Scaling Support: When & How
The lifecycle of app development is pretty standard: you come up with an idea, hire a designer, hire some programmers, then you take it to market. Customer support is very rarely part of this equation from the beginning. Support is almost always an afterthought, and only becomes a priority when you’re suddenly drowning in support tickets, complaints, or feature requests.
So what’s the best way to prepare for this onslaught once your app hits the market and people start using it?
Scaling support starts with determining what level of support the app is going to offer. You’ll need to buckle down and decide on actual support methods: Should we offer phone support? Email only? What about using Twitter for support, and if we do use Twitter, should it be a separate support account? Does Facebook matter? You’ve got all of these options and so little time to do it all yourself!
If you’re struggling to figure out where customer support fits in your app development stage, here’s a quick primer to know when and why you should scale your support:
Founding stage
You’ve just started your app development and you’re in private beta or limited launch. At this point, you should be doing support yourself, even if you’re playing dual roles as CEO/Founder/Developer. Answer every email yourself, reply to every Tweet yourself, and get to know your first customers by name. Use an online forum and actively engage with early adopters, encouraging them to post thoughts, feature requests, and questions to the community. Use their questions to build your online knowledge base. Feature links to your help section prominently in new signup emails, billing emails, and in your own email signature.
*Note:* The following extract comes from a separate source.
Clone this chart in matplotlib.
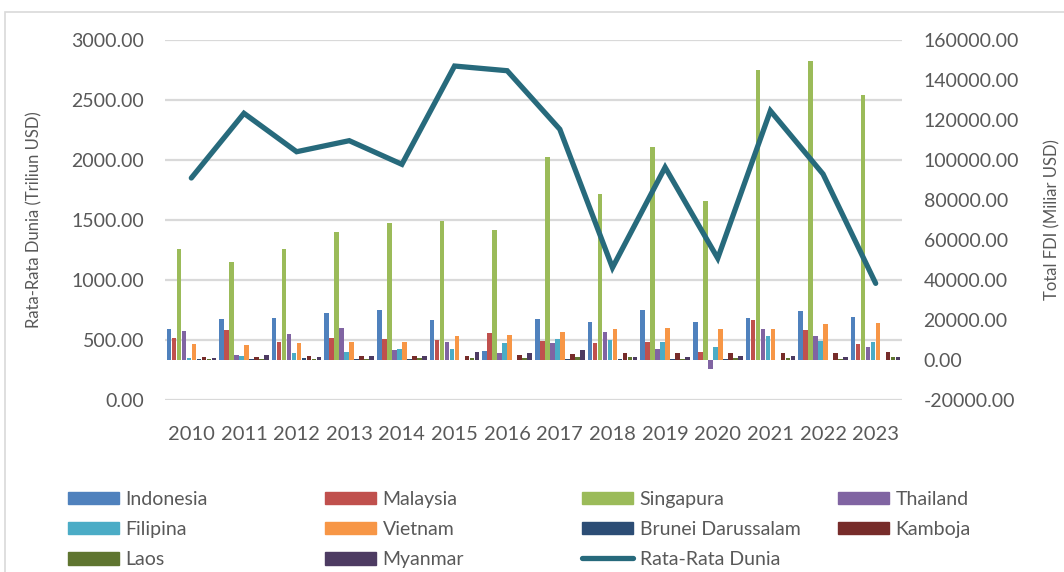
import numpy as np
import matplotlib.pyplot as plt
from matplotlib.lines import Line2D
from matplotlib.patches import Patch, Rectangle

plt.rcParams['font.family'] = ['Lato', 'DejaVu Sans']

# data (Total FDI in Miliar USD, world average in Triliun USD)
years = ['2010', '2011', '2012', '2013', '2014', '2015', '2016',
         '2017', '2018', '2019', '2020', '2021', '2022', '2023']

indonesia = [15300, 20500, 21200, 23500, 25000, 20000, 4500,
             20500, 19000, 25000, 19200, 21200, 24700, 21700]
malaysia = [11000, 15200, 9200, 11200, 10500, 10000, 13500,
            9300, 8500, 9000, 4200, 20200, 15200, 8200]
singapura = [55300, 49000, 55300, 64200, 68300, 69500, 64800,
             101700, 83000, 106500, 79500, 145200, 149300, 132500]
thailand = [14700, 2700, 13000, 16000, 4800, 9000, 3700,
            8500, 13800, 5500, -4500, 15300, 12000, 6500]
filipina = [1200, 2000, 3300, 4000, 5700, 5500, 8500,
            10300, 10000, 8800, 6700, 11800, 9300, 9000]
vietnam = [8200, 7500, 8500, 9000, 9200, 11800, 12700,
           14200, 15500, 16000, 15700, 15700, 18000, 18700]
brunei = [500, 700, 900, 700, 600, 200, -150,
          500, 500, 400, 600, 200, 200, 200]
kamboja = [1300, 1700, 2000, 2000, 2000, 2000, 2700,
           3200, 3300, 3700, 3700, 3700, 3700, 4000]
laos = [300, 500, 600, 400, 900, 1000, 1000,
        1700, 1300, 700, 1000, 1000, 700, 1700]
myanmar = [1000, 2700, 1300, 2200, 2200, 4200, 3300,
           5000, 1700, 1700, 2000, 1800, 1300, 1700]

rata_rata_dunia = [1850, 2389, 2069, 2161, 1964, 2783, 2744,
                   2256, 1103, 1939, 1181, 2410, 1883, 972]

countries = ['Indonesia', 'Malaysia', 'Singapura', 'Thailand', 'Filipina',
             'Vietnam', 'Brunei Darussalam', 'Kamboja', 'Laos', 'Myanmar']
series = [indonesia, malaysia, singapura, thailand, filipina,
          vietnam, brunei, kamboja, laos, myanmar]
colors = ['#4F81BD', '#C0504D', '#9BBB59', '#8064A2', '#4BACC6',
          '#F79646', '#2C4D75', '#772C2A', '#5F7530', '#4D3B62']
line_color = '#276A7C'
text_color = '#595959'
grid_color = '#D9D9D9'

fig = plt.figure(figsize=(10.64, 5.72), dpi=100)
fig.patches.append(Rectangle((5 / 1064, -0.1), 1.2, 1 - 12 / 572 + 0.1,
                             transform=fig.transFigure, fill=False,
                             edgecolor=grid_color, linewidth=1.2))

ax = fig.add_axes([165 / 1064, 1 - 400 / 572, 737 / 1064, 360 / 572])
ax2 = ax.twinx()

# bars -> right axis (ax), line -> left axis (ax2, drawn on top)
left_lo, left_hi = 0, 3000
right_lo, right_hi = -20000, 160000
ax.set_ylim(right_lo, right_hi)
ax2.set_ylim(left_lo, left_hi)

x = np.arange(len(years))
n = len(series)
group = 0.95
w = group / n
for i, (vals, c) in enumerate(zip(series, colors)):
    ax.bar(x - group / 2 + w * (i + 0.5), vals, width=w * 0.92, color=c,
           zorder=3)

# horizontal gridlines at the left-axis ticks, behind the bars
left_ticks = np.arange(0, 3001, 500)
for t in left_ticks:
    yv = right_lo + (t - left_lo) * (right_hi - right_lo) / (left_hi - left_lo)
    ax.axhline(yv, color=grid_color, linewidth=1.6, zorder=1)

ax2.plot(x, rata_rata_dunia, color=line_color, linewidth=3.8,
         solid_joinstyle='miter', solid_capstyle='round', zorder=4)

ax.set_xlim(-0.5, len(years) - 0.5)
ax.set_xticks(x)
ax.set_xticklabels(years)
ax.yaxis.tick_right()
ax.yaxis.set_label_position('right')
ax.set_yticks(np.arange(-20000, 160001, 20000))
ax.set_yticklabels(['%.2f' % v for v in np.arange(-20000, 160001, 20000)])
ax2.yaxis.tick_left()
ax2.yaxis.set_label_position('left')
ax2.set_yticks(left_ticks)
ax2.set_yticklabels(['%.2f' % v for v in left_ticks])

for a in (ax, ax2):
    for s in a.spines.values():
        s.set_visible(False)
    a.tick_params(length=0, colors=text_color, labelsize=14)
ax.tick_params(axis='x', pad=19, labelsize=14.5)
ax.tick_params(axis='y', pad=15.5)
ax2.tick_params(axis='y', pad=15)

ax.set_ylabel('Total FDI (Miliar USD)', color=text_color, fontsize=12,
              labelpad=18)
ax2.set_ylabel('Rata-Rata Dunia (Triliun USD)', color=text_color,
               fontsize=12, labelpad=21)

# legend, four columns of equal width like the original
handles = [Patch(color=c) for c in colors]
handles.append(Line2D([], [], color=line_color, linewidth=3.8,
                      solid_capstyle='round'))
labels = countries + ['Rata-Rata Dunia']
col_x = [68, 325, 582, 838]
for col in range(4):
    idx = [k for k in range(col, len(labels), 4)]
    fig.legend([handles[k] for k in idx], [labels[k] for k in idx],
               loc='upper left', bbox_to_anchor=(col_x[col] / 1064, 1 - 491 / 572),
               frameon=False, fontsize=14, labelcolor=text_color,
               handlelength=2.6, handleheight=0.62, handletextpad=0.36,
               labelspacing=0.67, borderpad=0, borderaxespad=0)

fig.savefig('out.png', dpi=100)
This can be the most important part of your initial support offerings, since 40% of most customer questions can be answered in a help article. Let customers know you take their input seriously and would love to know their thoughts on using your app, and take swift action to apologize if things go down or if bugs surface. Using a free email service like Gmail or Desk is great at this stage, if you’re seeing under 20 support emails per day.
Market stage
You’ll need to move into this phase when you’re getting around 40 emails per day, but no more than 80 per day on a regular basis. By this stage, you’ve taken your app to market and have a steady flow of new customers each day. You’re starting to get more support emails and more followers on Twitter, and maybe even a Facebook fan page. This is the time to start transitioning full-time support to someone else who’s trained in customer management.
Your product development team should interact daily with your support agent to learn how customers are using your product, what they’re asking for, and how their experience can be improved. Support should be able to answer all customer emails within 24 hours as a standard, but aim for a turn-around response time of 2-3 hours.
Integrating live chat, out-bound call support (where you initiate the call with the customer), and a support-centric Twitter feed is also a necessity at this stage. Use the immediacy of Twitter to your advantage to meet customers where they are and keep email volume low. Consider ramping up to use a full-scale helpdesk tool like UserVoice, that offers a built-in customer feedback forum for users to submit ideas, and amazing analytics on incoming support volume.
Maturation stage
At this stage, you’ve had paying customers for 6 months to a year, and you’re getting over 100 emails per day. A good rule is hiring one support agent for every 60 emails you get per day. These agents should maintain the turn-around time you’ve set as an SLA with customers, and you should have published business hours for your support team so your customers know when they’re available to help. Your customer forum should be up and running and engaging customers publicly, and your support Twitter feed should show more replies to customers than anything else.
Your customer support team should be expected to curate your Knowledge Base daily and to keep track of common feature requests to take back to your development team. As a CEO or founder, you should still pop into help with support once a week or more to stay engaged with new customers and personally interact with long-time, loyal customers again. Consider sending personal emails or cards to your first few customers who are still with you, or doing a meetup with the most vocal customers in your forums to chat about your product roadmap.
At the end of the day, what matters isn’t just how much time you spend developing your customer support, but that you think of it as an essential part of your whole product development. If you offer support prominently as part of your product offering – even by publishing your own personal email address as a contact – your customers will know that they’re important to you, and reward you with their loyalty. Support isn’t just reactionary, it’s the entire relationship customers have with your product!